Every month, we also work with our corporate chef, Kevin, and feature a beverage. One signature drink is the Bees Knees ($16), made with Empress 1908 Gin, honey syrup and lemon. In December, we will have Rudolph’s Red Nose (contact for cost), made with Etoile sparkling rose, with Belvedere vodka, peach marmalade, simple syrup, orange juice and fresh lime juice — shaken and served over ice.
For food, we have the Arancini ($12) for a starter. It is a salmon ochazuke arancini with Japanese pickled vegetable aioli, smoked trout roe and shiso.
The Vietnamese-inspired Lemon Beef Salad ($32) has grilled rare washugyu hangar steak, Mari’s Gardens greens, sliced red onions, cucumbers, Ho Farms tomatoes and radish, with a chile and fish sauce dressing.

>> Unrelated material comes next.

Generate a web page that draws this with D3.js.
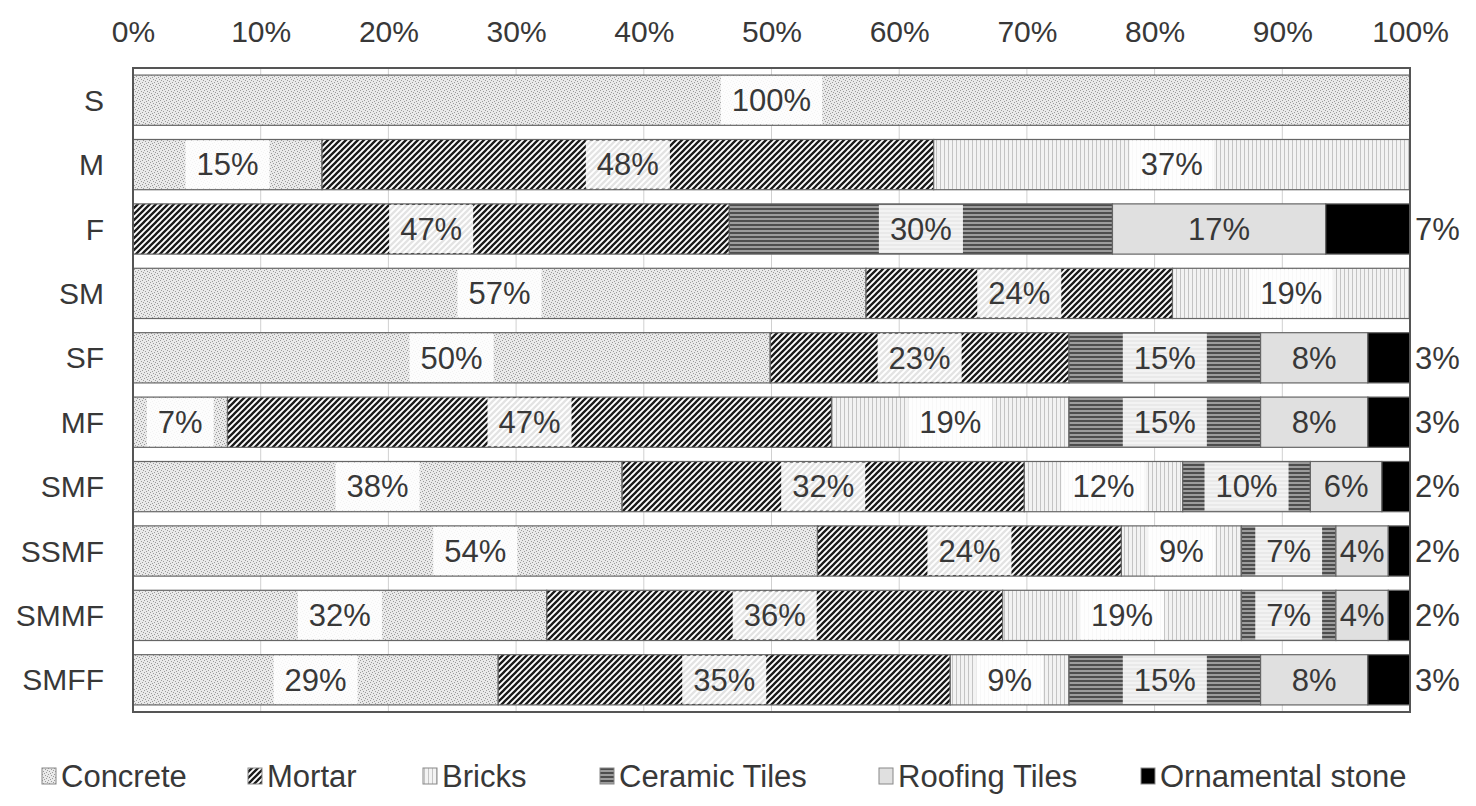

We added some heartier items to the menu such as chef Lance’s popular Salmon Ochazuke ($35). It’s pan-roasted salmon with ochazuke risotto, ikura and Japanese picked vegetable relish with green tea.
My vision originally was to just serve tomahawk and a whole roasted fish Mediterranean style, just like you would see in pictures of people eating in Italy; all the herbs stuffed in this big, huge fish, and appetizers such as oysters all served family style. So, we added a 32-ounce Tomahawk Steak ($165) served with crispy fingerling potatoes and umami butter, which has dashi and Asian flavors.
The new dish we are launching this week is the Lobster Pasta ($35) with fresh lobster, spaghetti, lemon juice, olive oil, garlic and chopped parsley all with a butter sauce.
And we can’t forget about desserts, which are all made in-house and priced at $10 each. You can make it á la mode for $5 extra. One of our bestsellers is the Chocolate Macadamia Tart ($10). I asked our pastry chef and team to make a modern version using Equatoriale chocolate for our guests. It’s a fresh new option.
AL: We can’t forget about the signature popovers. What’s the story behind these?
AT: In 1955, the original corporate chef, Helen Corbitt, introduced this recipe to Neiman Marcus, served with strawberry butter.
There is a special way to make these; there is even a special tray to bake these in. The monkey bread was served at dinner, which was different from the popover, which Helen Corbitt introduced in the ’60s.
AL: What is something about Mariposa that guests may not know?
AT: If you look in the dining room, there are two large tables that our corporate chef, Kevin, had brought here that were handcrafted by a woodworker on Kauai.